◆ **Request**: Extract every entry word for word. Skip the pictures.

◆ **Dataset records**:
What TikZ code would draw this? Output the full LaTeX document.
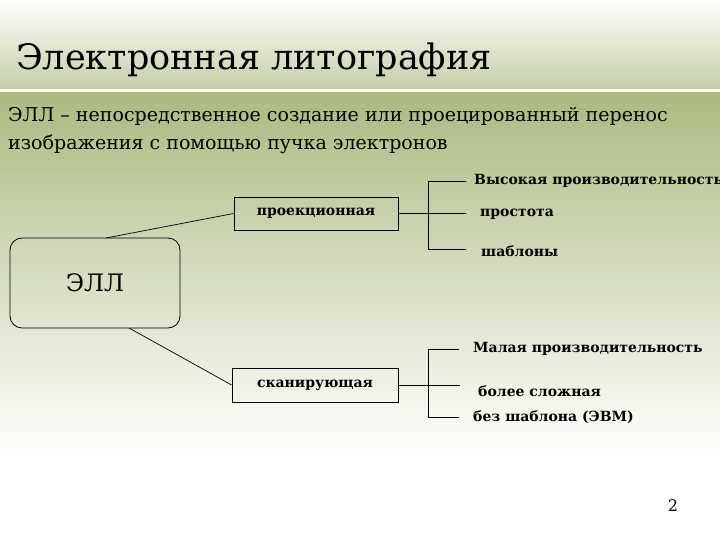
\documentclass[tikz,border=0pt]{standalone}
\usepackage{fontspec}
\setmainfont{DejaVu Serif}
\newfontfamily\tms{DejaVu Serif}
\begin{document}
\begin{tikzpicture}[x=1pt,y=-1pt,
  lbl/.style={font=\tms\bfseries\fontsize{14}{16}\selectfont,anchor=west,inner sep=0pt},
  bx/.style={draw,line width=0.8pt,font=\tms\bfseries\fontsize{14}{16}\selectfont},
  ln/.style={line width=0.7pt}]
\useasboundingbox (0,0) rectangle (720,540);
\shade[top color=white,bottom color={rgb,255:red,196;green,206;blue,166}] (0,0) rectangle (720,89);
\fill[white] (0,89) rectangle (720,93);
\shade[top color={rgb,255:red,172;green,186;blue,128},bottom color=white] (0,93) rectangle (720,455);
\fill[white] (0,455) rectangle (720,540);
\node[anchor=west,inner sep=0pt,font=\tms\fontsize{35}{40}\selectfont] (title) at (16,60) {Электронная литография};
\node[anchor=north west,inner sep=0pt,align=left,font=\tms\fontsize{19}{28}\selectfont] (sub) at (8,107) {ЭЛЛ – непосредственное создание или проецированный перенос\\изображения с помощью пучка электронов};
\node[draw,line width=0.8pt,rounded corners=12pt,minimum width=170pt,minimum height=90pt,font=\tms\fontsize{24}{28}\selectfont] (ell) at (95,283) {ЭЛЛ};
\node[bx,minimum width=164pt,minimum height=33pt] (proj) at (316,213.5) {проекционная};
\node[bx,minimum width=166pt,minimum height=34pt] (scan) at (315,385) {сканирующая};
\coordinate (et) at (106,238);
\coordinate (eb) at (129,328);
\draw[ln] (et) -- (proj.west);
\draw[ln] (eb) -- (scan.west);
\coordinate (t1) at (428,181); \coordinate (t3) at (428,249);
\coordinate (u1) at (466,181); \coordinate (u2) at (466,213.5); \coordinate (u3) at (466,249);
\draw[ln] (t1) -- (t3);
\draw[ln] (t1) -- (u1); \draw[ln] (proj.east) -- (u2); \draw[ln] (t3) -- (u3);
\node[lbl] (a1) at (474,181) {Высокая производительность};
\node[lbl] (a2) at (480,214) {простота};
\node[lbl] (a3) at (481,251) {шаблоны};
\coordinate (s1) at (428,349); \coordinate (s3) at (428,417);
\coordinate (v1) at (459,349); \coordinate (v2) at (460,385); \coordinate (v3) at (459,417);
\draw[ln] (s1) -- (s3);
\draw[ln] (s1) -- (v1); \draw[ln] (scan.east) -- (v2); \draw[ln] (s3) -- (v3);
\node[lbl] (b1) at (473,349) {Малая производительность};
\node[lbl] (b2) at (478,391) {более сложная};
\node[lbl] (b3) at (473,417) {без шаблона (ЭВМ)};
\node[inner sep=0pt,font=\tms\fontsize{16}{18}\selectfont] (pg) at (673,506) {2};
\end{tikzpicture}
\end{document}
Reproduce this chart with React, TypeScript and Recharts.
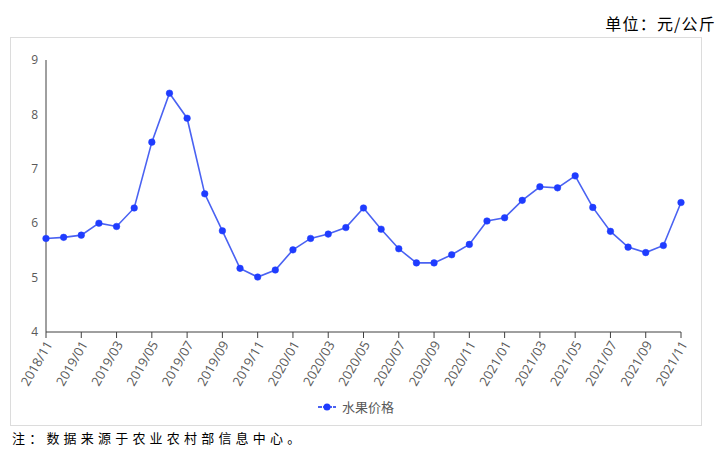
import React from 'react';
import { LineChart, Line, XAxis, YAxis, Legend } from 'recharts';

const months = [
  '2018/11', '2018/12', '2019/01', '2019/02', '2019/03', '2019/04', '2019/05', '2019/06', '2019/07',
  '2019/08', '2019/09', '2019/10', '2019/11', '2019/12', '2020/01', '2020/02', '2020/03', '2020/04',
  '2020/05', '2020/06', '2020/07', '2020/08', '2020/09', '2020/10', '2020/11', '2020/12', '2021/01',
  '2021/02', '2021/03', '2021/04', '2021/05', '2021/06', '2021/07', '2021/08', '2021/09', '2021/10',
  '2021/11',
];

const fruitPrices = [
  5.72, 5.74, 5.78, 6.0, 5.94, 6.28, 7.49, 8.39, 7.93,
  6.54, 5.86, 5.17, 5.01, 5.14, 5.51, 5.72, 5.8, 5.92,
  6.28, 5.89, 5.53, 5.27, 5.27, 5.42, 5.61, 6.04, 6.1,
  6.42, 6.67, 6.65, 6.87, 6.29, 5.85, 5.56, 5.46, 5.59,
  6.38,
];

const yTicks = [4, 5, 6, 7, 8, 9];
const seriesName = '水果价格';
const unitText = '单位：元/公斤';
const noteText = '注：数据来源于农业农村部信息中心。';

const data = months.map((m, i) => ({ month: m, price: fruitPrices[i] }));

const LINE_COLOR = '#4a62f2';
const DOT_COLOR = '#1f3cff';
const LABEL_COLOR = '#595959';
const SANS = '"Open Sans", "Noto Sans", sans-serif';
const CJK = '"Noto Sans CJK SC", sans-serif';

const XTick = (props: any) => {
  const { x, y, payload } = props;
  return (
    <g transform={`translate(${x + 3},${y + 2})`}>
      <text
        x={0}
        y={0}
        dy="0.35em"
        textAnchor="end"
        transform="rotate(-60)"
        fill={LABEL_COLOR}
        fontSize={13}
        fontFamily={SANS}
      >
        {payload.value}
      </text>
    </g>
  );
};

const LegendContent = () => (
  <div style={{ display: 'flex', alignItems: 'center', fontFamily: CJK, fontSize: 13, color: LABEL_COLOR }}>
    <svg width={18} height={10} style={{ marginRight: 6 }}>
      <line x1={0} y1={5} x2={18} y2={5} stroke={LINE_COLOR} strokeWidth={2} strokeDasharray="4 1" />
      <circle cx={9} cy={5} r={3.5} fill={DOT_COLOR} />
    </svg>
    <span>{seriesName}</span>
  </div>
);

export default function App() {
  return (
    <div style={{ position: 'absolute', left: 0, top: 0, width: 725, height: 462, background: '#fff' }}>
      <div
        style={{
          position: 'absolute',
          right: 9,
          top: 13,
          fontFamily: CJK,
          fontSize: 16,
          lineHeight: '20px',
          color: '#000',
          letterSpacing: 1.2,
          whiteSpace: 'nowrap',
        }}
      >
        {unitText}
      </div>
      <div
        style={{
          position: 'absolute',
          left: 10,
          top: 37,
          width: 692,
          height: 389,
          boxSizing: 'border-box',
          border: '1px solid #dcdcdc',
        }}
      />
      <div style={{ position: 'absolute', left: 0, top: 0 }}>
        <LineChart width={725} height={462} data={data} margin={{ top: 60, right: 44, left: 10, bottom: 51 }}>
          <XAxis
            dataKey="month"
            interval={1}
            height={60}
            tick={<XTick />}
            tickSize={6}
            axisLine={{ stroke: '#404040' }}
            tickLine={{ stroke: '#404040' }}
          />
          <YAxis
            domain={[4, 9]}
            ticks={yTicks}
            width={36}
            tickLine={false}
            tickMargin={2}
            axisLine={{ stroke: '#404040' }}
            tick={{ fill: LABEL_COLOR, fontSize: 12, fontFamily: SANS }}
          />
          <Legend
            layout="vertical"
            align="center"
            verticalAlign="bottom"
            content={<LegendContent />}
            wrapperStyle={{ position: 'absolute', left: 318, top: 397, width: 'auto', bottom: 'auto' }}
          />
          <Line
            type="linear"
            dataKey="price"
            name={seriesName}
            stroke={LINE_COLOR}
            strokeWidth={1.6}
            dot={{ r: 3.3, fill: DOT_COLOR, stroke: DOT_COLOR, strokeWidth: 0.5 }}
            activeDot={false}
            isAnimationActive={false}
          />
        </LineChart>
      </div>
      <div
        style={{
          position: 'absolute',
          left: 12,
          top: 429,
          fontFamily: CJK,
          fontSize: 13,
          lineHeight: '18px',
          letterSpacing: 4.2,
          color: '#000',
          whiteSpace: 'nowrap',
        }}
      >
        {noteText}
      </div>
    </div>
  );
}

◆ **Final result**:
What TikZ code would draw this? Output the full LaTeX document.
\documentclass[tikz,border=0pt]{standalone}
\usepackage{fontspec}
\setmainfont{DejaVu Serif}
\newfontfamily\tms{DejaVu Serif}
\begin{document}
\begin{tikzpicture}[x=1pt,y=-1pt,
  lbl/.style={font=\tms\bfseries\fontsize{14}{16}\selectfont,anchor=west,inner sep=0pt},
  bx/.style={draw,line width=0.8pt,font=\tms\bfseries\fontsize{14}{16}\selectfont},
  ln/.style={line width=0.7pt}]
\useasboundingbox (0,0) rectangle (720,540);
\shade[top color=white,bottom color={rgb,255:red,196;green,206;blue,166}] (0,0) rectangle (720,89);
\fill[white] (0,89) rectangle (720,93);
\shade[top color={rgb,255:red,172;green,186;blue,128},bottom color=white] (0,93) rectangle (720,455);
\fill[white] (0,455) rectangle (720,540);
\node[anchor=west,inner sep=0pt,font=\tms\fontsize{35}{40}\selectfont] (title) at (16,60) {Электронная литография};
\node[anchor=north west,inner sep=0pt,align=left,font=\tms\fontsize{19}{28}\selectfont] (sub) at (8,107) {ЭЛЛ – непосредственное создание или проецированный перенос\\изображения с помощью пучка электронов};
\node[draw,line width=0.8pt,rounded corners=12pt,minimum width=170pt,minimum height=90pt,font=\tms\fontsize{24}{28}\selectfont] (ell) at (95,283) {ЭЛЛ};
\node[bx,minimum width=164pt,minimum height=33pt] (proj) at (316,213.5) {проекционная};
\node[bx,minimum width=166pt,minimum height=34pt] (scan) at (315,385) {сканирующая};
\coordinate (et) at (106,238);
\coordinate (eb) at (129,328);
\draw[ln] (et) -- (proj.west);
\draw[ln] (eb) -- (scan.west);
\coordinate (t1) at (428,181); \coordinate (t3) at (428,249);
\coordinate (u1) at (466,181); \coordinate (u2) at (466,213.5); \coordinate (u3) at (466,249);
\draw[ln] (t1) -- (t3);
\draw[ln] (t1) -- (u1); \draw[ln] (proj.east) -- (u2); \draw[ln] (t3) -- (u3);
\node[lbl] (a1) at (474,181) {Высокая производительность};
\node[lbl] (a2) at (480,214) {простота};
\node[lbl] (a3) at (481,251) {шаблоны};
\coordinate (s1) at (428,349); \coordinate (s3) at (428,417);
\coordinate (v1) at (459,349); \coordinate (v2) at (460,385); \coordinate (v3) at (459,417);
\draw[ln] (s1) -- (s3);
\draw[ln] (s1) -- (v1); \draw[ln] (scan.east) -- (v2); \draw[ln] (s3) -- (v3);
\node[lbl] (b1) at (473,349) {Малая производительность};
\node[lbl] (b2) at (478,391) {более сложная};
\node[lbl] (b3) at (473,417) {без шаблона (ЭВМ)};
\node[inner sep=0pt,font=\tms\fontsize{16}{18}\selectfont] (pg) at (673,506) {2};
\end{tikzpicture}
\end{document}
Reproduce this chart with React, TypeScript and Recharts.
import React from 'react';
import { LineChart, Line, XAxis, YAxis, Legend } from 'recharts';

const months = [
  '2018/11', '2018/12', '2019/01', '2019/02', '2019/03', '2019/04', '2019/05', '2019/06', '2019/07',
  '2019/08', '2019/09', '2019/10', '2019/11', '2019/12', '2020/01', '2020/02', '2020/03', '2020/04',
  '2020/05', '2020/06', '2020/07', '2020/08', '2020/09', '2020/10', '2020/11', '2020/12', '2021/01',
  '2021/02', '2021/03', '2021/04', '2021/05', '2021/06', '2021/07', '2021/08', '2021/09', '2021/10',
  '2021/11',
];

const fruitPrices = [
  5.72, 5.74, 5.78, 6.0, 5.94, 6.28, 7.49, 8.39, 7.93,
  6.54, 5.86, 5.17, 5.01, 5.14, 5.51, 5.72, 5.8, 5.92,
  6.28, 5.89, 5.53, 5.27, 5.27, 5.42, 5.61, 6.04, 6.1,
  6.42, 6.67, 6.65, 6.87, 6.29, 5.85, 5.56, 5.46, 5.59,
  6.38,
];

const yTicks = [4, 5, 6, 7, 8, 9];
const seriesName = '水果价格';
const unitText = '单位：元/公斤';
const noteText = '注：数据来源于农业农村部信息中心。';

const data = months.map((m, i) => ({ month: m, price: fruitPrices[i] }));

const LINE_COLOR = '#4a62f2';
const DOT_COLOR = '#1f3cff';
const LABEL_COLOR = '#595959';
const SANS = '"Open Sans", "Noto Sans", sans-serif';
const CJK = '"Noto Sans CJK SC", sans-serif';

const XTick = (props: any) => {
  const { x, y, payload } = props;
  return (
    <g transform={`translate(${x + 3},${y + 2})`}>
      <text
        x={0}
        y={0}
        dy="0.35em"
        textAnchor="end"
        transform="rotate(-60)"
        fill={LABEL_COLOR}
        fontSize={13}
        fontFamily={SANS}
      >
        {payload.value}
      </text>
    </g>
  );
};

const LegendContent = () => (
  <div style={{ display: 'flex', alignItems: 'center', fontFamily: CJK, fontSize: 13, color: LABEL_COLOR }}>
    <svg width={18} height={10} style={{ marginRight: 6 }}>
      <line x1={0} y1={5} x2={18} y2={5} stroke={LINE_COLOR} strokeWidth={2} strokeDasharray="4 1" />
      <circle cx={9} cy={5} r={3.5} fill={DOT_COLOR} />
    </svg>
    <span>{seriesName}</span>
  </div>
);

export default function App() {
  return (
    <div style={{ position: 'absolute', left: 0, top: 0, width: 725, height: 462, background: '#fff' }}>
      <div
        style={{
          position: 'absolute',
          right: 9,
          top: 13,
          fontFamily: CJK,
          fontSize: 16,
          lineHeight: '20px',
          color: '#000',
          letterSpacing: 1.2,
          whiteSpace: 'nowrap',
        }}
      >
        {unitText}
      </div>
      <div
        style={{
          position: 'absolute',
          left: 10,
          top: 37,
          width: 692,
          height: 389,
          boxSizing: 'border-box',
          border: '1px solid #dcdcdc',
        }}
      />
      <div style={{ position: 'absolute', left: 0, top: 0 }}>
        <LineChart width={725} height={462} data={data} margin={{ top: 60, right: 44, left: 10, bottom: 51 }}>
          <XAxis
            dataKey="month"
            interval={1}
            height={60}
            tick={<XTick />}
            tickSize={6}
            axisLine={{ stroke: '#404040' }}
            tickLine={{ stroke: '#404040' }}
          />
          <YAxis
            domain={[4, 9]}
            ticks={yTicks}
            width={36}
            tickLine={false}
            tickMargin={2}
            axisLine={{ stroke: '#404040' }}
            tick={{ fill: LABEL_COLOR, fontSize: 12, fontFamily: SANS }}
          />
          <Legend
            layout="vertical"
            align="center"
            verticalAlign="bottom"
            content={<LegendContent />}
            wrapperStyle={{ position: 'absolute', left: 318, top: 397, width: 'auto', bottom: 'auto' }}
          />
          <Line
            type="linear"
            dataKey="price"
            name={seriesName}
            stroke={LINE_COLOR}
            strokeWidth={1.6}
            dot={{ r: 3.3, fill: DOT_COLOR, stroke: DOT_COLOR, strokeWidth: 0.5 }}
            activeDot={false}
            isAnimationActive={false}
          />
        </LineChart>
      </div>
      <div
        style={{
          position: 'absolute',
          left: 12,
          top: 429,
          fontFamily: CJK,
          fontSize: 13,
          lineHeight: '18px',
          letterSpacing: 4.2,
          color: '#000',
          whiteSpace: 'nowrap',
        }}
      >
        {noteText}
      </div>
    </div>
  );
}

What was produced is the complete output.